For Amherd, “restorative justice could be a mechanism where a community like Menlo-Atherton could begin to talk with itself [about these issues]… Acknowledging that right now it’s hard, there’s a sense of awkwardness, there’s a sense of shame, there’s anger, there’s frustration, but there’s desire, and there’s even solution available if we can overcome the things that keep us apart.”
Indeed, Losekoot elaborated that “the first training was the day before… the Trump election, and I think some of the teachers were really thankful we had the training because it… gave them a way of dealing with some of the angst energy that the election brought into the classroom.”
For Flores, M-A’s shift towards a restorative mindset may have come too late. “I lose count,” he said when asked how many times he was suspended at M-A.
In September of this year, he transferred to Redwood because he was behind on credits and would not have graduated on time. Within his first three weeks at Redwood, he was suspended three times. Each suspension was three days long, so out of fifteen possible days at his new school, Flores spent only six of them actually in class. Since those first three weeks, he has been suspended at least another two times. During his suspensions, Flores says, “I go home, and I just lay down. I feel sad inside… because I can’t come back to school, you know.”
As for Flores’ advice for other students? “Just don’t get suspended… Just don’t. It puts you on a bad route.”
With the strides M-A has made so far, the school is on the right track to keeping students like Flores from taking this route. “I give a lot of credit to Mr. Losekoot and the other administrators and teachers who have wanted training and gotten it, because they’re really trying to think this thing through and figure out how do we make it real,” Amherd said.
“We’re definitely trying to prevent that school-to-prison pipeline… that’s not [Gomez’s] intention and that’s not our intention. We’re not trying to put kids in the system in any kind of way; we’re trying to figure out what do we do before they somehow get in trouble with the law,” said Bugarini.

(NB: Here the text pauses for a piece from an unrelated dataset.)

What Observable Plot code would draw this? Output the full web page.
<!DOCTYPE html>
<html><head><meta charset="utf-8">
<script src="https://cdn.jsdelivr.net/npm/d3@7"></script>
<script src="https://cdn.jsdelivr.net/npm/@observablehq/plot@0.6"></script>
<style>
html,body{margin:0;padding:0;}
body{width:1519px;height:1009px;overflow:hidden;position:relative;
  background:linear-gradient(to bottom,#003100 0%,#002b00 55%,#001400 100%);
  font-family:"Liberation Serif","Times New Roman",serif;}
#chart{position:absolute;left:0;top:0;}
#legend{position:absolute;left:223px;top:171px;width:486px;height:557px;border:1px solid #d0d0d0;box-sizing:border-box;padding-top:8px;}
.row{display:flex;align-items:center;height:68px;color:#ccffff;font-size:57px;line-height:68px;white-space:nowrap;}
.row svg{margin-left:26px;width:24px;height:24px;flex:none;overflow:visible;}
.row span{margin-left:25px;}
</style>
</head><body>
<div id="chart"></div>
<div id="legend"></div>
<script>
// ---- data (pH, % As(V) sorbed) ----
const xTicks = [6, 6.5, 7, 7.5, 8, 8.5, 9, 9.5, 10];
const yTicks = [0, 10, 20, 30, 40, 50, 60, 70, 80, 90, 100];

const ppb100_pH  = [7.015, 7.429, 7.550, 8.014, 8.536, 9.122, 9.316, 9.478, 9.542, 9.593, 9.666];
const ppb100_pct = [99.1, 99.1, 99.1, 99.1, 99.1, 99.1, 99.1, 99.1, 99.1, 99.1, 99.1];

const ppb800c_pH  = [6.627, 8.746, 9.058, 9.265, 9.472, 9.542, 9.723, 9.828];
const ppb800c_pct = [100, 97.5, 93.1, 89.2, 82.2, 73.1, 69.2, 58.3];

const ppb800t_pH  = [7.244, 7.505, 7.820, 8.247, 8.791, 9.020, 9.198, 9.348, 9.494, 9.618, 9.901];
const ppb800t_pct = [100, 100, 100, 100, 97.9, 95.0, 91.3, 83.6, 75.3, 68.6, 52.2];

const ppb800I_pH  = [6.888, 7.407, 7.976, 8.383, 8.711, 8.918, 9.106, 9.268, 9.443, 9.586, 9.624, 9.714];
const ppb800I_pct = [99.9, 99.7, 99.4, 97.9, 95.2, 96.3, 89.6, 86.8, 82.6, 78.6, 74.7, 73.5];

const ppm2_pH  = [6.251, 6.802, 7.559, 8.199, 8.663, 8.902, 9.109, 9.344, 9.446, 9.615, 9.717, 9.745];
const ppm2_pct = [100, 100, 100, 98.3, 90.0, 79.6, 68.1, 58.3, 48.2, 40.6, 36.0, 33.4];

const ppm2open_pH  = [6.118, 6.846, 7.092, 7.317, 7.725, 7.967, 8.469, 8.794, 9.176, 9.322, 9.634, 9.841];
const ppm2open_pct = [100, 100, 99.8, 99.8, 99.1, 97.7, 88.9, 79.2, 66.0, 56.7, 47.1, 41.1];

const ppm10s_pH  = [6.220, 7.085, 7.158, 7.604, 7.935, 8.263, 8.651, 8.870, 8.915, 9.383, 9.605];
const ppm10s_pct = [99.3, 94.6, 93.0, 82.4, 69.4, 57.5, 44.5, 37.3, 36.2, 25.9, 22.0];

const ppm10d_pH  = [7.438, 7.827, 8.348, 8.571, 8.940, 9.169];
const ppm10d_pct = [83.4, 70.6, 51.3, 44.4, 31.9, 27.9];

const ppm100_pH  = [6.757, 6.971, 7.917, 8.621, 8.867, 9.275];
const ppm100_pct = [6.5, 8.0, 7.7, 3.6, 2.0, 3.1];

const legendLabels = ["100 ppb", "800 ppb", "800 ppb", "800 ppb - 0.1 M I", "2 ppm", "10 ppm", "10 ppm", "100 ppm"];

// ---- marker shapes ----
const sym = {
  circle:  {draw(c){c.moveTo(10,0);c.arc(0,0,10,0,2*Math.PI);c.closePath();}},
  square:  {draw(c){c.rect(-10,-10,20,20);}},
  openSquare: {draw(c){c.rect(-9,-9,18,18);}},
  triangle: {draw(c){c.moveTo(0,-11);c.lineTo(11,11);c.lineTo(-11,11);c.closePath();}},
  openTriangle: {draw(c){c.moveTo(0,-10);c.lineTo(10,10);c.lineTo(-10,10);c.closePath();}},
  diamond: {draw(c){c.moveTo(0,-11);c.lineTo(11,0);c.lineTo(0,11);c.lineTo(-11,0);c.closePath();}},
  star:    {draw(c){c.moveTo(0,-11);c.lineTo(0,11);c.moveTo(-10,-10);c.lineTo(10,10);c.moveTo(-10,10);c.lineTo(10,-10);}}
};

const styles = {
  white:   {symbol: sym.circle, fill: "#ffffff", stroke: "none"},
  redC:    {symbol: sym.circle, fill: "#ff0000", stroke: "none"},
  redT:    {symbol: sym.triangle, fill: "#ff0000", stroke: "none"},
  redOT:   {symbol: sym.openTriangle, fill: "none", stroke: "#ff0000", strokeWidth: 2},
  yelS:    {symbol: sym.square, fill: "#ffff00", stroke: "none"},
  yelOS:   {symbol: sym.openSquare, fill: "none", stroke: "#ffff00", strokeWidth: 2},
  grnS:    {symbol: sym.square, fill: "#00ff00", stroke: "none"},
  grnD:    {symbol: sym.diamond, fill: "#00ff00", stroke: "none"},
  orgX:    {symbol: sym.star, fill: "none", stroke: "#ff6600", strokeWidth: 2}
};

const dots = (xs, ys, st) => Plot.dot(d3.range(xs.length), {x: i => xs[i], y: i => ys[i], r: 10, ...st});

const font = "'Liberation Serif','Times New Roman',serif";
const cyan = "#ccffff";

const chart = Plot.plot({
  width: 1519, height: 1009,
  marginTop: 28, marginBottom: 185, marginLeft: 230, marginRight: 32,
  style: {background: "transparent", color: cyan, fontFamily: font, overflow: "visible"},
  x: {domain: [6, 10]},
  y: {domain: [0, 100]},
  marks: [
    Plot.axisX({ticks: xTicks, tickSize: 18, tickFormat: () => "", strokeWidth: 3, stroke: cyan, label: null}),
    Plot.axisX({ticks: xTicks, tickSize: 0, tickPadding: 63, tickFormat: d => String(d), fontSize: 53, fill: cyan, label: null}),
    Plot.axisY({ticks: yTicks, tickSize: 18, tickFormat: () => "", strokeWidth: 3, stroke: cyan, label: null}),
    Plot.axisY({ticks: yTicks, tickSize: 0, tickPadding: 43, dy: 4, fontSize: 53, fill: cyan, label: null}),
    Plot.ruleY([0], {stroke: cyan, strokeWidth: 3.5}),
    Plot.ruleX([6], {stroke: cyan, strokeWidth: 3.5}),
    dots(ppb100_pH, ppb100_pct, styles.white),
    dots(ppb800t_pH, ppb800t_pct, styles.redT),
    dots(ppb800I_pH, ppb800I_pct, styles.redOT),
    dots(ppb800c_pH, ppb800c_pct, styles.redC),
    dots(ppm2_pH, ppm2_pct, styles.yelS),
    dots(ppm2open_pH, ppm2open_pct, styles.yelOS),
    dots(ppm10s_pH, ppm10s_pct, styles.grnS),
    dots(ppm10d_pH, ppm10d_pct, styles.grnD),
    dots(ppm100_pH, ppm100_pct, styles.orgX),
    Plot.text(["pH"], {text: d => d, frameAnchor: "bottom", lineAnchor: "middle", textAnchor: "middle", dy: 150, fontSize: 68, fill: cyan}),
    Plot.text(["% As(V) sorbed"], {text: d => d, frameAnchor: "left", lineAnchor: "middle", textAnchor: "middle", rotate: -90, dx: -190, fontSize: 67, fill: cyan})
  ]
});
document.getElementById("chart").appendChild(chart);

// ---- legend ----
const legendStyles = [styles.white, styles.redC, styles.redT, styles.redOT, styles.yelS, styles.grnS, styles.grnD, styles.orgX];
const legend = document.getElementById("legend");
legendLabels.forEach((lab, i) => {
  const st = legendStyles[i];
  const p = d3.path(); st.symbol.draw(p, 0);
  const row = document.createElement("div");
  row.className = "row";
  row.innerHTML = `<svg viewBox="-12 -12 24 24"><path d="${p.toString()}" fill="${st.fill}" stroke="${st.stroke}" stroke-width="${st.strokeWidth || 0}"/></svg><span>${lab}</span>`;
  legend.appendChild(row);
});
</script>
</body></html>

“Restorative justice is not a program, it’s a way of being.” – Amherd
As for what’s next, there are various directions M-A can take on the restorative justice front. Losekoot is interested in training more staff on how to have restorative conversations with students; Lapine hopes to create an open school-wide community circle; Amherd suggested getting students involved in the restorative process and defining the M-A community.
Said Amherd, “Restorative justice is not a program, it’s a way of being. It’s a way of perceiving, it’s a way of thinking, and it’s a way of restoring what has become imbalanced in a community.”